Reading between the lines, I’m one of the few people who can say that they didn’t get a job because they weren’t a pothead.  It was actually really funny when it happened, though less so now.

A few false starts later, I was ready to retry the bookstore transfer.  I called my old store manager and resumed the process, then called the store manager and discussed the prospects.  The Washington boss shot it down in the most dickish manner possible.  “I already have transfers coming in,” he sniped, “and you’re not them, are you?”

Nice.

The appropriateness of this exchange would come into play later when I almost got a job at a Blockbuster down the street from my house.  The store boss was a really cool guy with whom I hit it off with immediately.  Another hopeful interview came and went, with the promise of future contact implied.

Yet when I called the boss a week later to follow up, he had bad news.  Apparently a transfer had decided to ship in and take the available position, which took priority.  “We take care of our people,” he explained.  I understood, but considering my own failed attempts at transferring I saw the result as somewhat morbid.

Beyond that, there’s been a lot of trying, and even more silence.  Not even Christmas jobs have been available – though not dealing with tantrum throwing holiday shoppers and never ending Christmas music has probably saved my end of year sanity, for once.

I’ve resigned myself to the fact that this is the future.  All the fun pissant work selling books and music and movies and video games are ending due to physical products becoming electronic files.  No matter how wonderfully the economy may recover, I don’t really see the job market coming back.  My old prediction of overpopulation and technology making labor obsolete feels like it is coming true, and now we get to live with it.

And I don’t really mind.  I still don’t have it worse than at least half of the world’s population, and even if I don’t have a steady income, I have a job.  Despite a general state of cabin fever resignation, I’m pretty proud of what I do.  I get to write all these rants and reviews and interviews, and I’ve done some of my best journalism while being broke.  I’ve also used the free time on my hands to plot out some amazing stories for the future.  Since moving out here I’ve also taken up improv classes, which has blasted open a great new avenue for me to dive into.  And last week, I put on my first real stand-up performance, which I don’t mind describing as awesome.

I’ve come to the point where I have nothing in the conventional sense, yet though the situation is far from perfect I’m actually pretty happy about how things have turned out.  If this is hitting bottom, sign me up.

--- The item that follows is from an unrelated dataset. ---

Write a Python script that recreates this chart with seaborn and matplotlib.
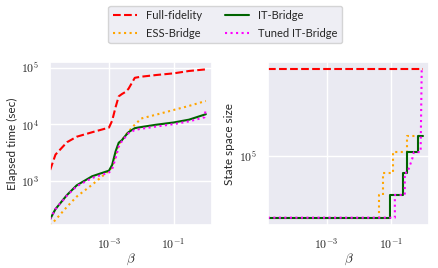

Bizarro Masterpiece Theatre: The Astronaut Farmer

Like this, only less reluctant.

Film: The Astronaut Farmer (2006)

Director: Michael Polish

Starring: Billy Bob Thornton, Virginia Madsen

Written by: Mark & Michael Polish

 

On its own merits, The Astronaut Farmer doesn’t qualify as Bizarro cinema.  It’s an overly earnest and sappy film which chronicles the obsessive quest of farmer Charles Farmer (get it?) to build a rocket and blast off into space.  Aside from a scene involving a brick thrown through a bank window, a clever quip dismissing the rocket’s potential as a Weapon of Mass Destruction (because the government wouldn’t have found it if it was one), and a cameo by Bruce Willis playing a guardedly supportive ex-astronaut, this story of a family of dreamers overcoming adversity is downright formulaic.

Yet I do have a solid reason for inducting The Astronaut Farmer into Bizarro canon, and that is because its packaging has the strangest talk-up of a film that I’ve ever seen.  Kind of a strange criterion, I know, but this is much more than a simple matter of bad, punny taglines.  The film’s description of itself is so mind-boggling that the only reasonable explanation for its existence is heavy use of hard drugs, or at least the work of a publicist who hadn’t slept for a week.  Don’t believe me?  Behold The Astronaut Farmer’s epic self-analysis, in all its glory.

 

“All systems are ‘Go’ for Charles Farmer.  He’s faced bank foreclosure, neighborhood naysayers and a government alarmed by his huge purchase of high-grade fuel, but now he’s ready to blast into space inside the homemade rocket he built in his barn.  Just be home in time for dinner, Charlie.

“Billy Bob Thornton portrays Charlie in this charmer about chasing dreams… and about what it means to be a family.  10,000 pounds of rocket fuel alone can’t lift Charlie into the heavens.  He needs a launch/recovery crew, and he has one of the best: his wife (Virginia Madsen) and children, dreamers all.  They have liftoff.  Our spirits have uplift.  Gravity cannot hold down our dreams.  The Astronaut Farmer is that kind of movie.”

 

Um… what?

 

The Designer’s Drugs: Deadmau5 – 4×4=12

 

Medium: Album

Stimulus: Deadmau5 – 4×4=12

Anno: 2010

 

Whether one enjoys Deadmau5 ultimately depends upon whether one enjoys Daft Punk – and specifically, the minimalist side of the Daft Punk sound.  On 4×4=12, Deadmau5 puts together some good beats, but there’s next to nothing here that doesn’t feel like a mirror of someone else’s song.

Compounding this forgivable sin are the few vocal tracks which dot an otherwise instrumental album.  One of these three tracks, a moody pianodance titled “Raise Your Weapon,” is the album’s best track, reminiscent of the Hybrid school of orchestral electronica.  The other two sing songs, “Sofi Needs a Ladder” and “One Trick Pony”, have solid music, but they feature a shit vocalist who spouts out dirty slut slogans in an attempt to be hip and cool.  Boring.

Beyond those two disasters, 4×4=12 is a good album, but not a mind-blowing one – which, if you’re into the style, shouldn’t matter.